The Justice Department in 2003 gave military interrogators broad authority to use extreme methods in questioning detainees and argued that wartime powers largely exempted interrogators from laws banning harsh treatment, according to a memorandum publicly disclosed on Tuesday.
In a sweeping legal brief written in March 2003, when the Pentagon was struggling to determine the appropriate limits for its interrogators, the Justice Department gave the Pentagon much of the same authority it had provided to the Central Intelligence Agency in a memorandum months earlier. Both memorandums were later rescinded by the Justice Department.

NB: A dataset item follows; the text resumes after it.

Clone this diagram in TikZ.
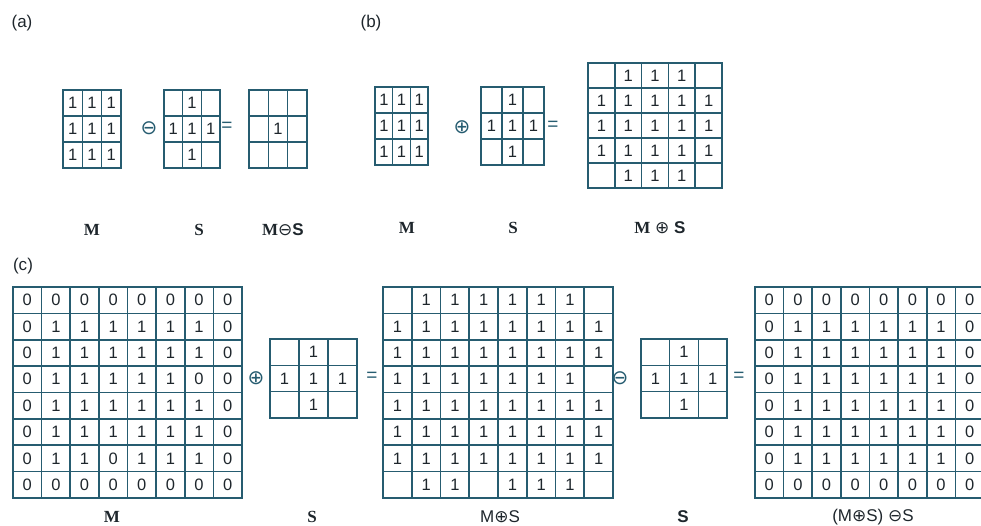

The disclosure of the 2003 document, a detailed 81-page opinion written by John C Yoo, who at the time was the second-ranking official at the Office of Legal Counsel at the Justice Department, is likely to fuel the already intense debate about legal boundaries in the face of a continuing terrorist threat.

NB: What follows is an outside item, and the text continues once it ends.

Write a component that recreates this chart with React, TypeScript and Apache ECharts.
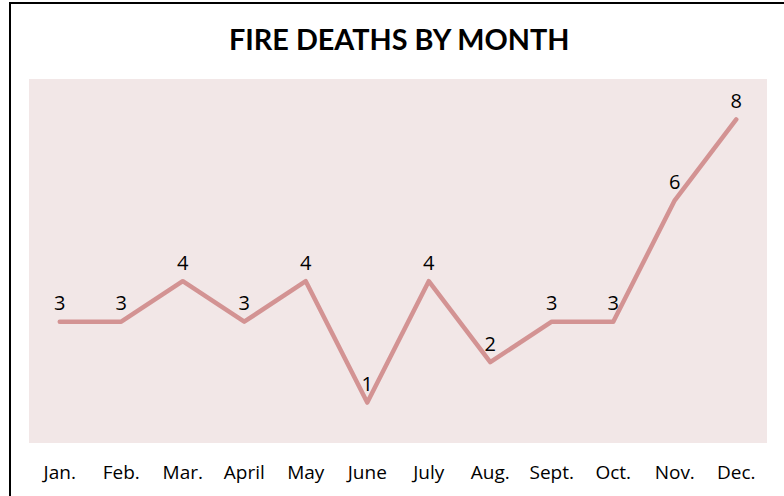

Yoo’s memorandum is the latest document to illuminate the legal foundation that Bush administration lawyers used after the attacks of September 11, 2001, to give the White House broad powers to capture, detain and interrogate suspects around the globe.
The thrust of Yoo’s brief has long been known, but its specific contents were revealed on Tuesday after government lawyers turned it over to the American Civil Liberties Union, which has sought hundreds of documents from the Bush administration under the Freedom of Information Act.
Some legal scholars said on Tuesday that they were amazed at the scope of the memorandum.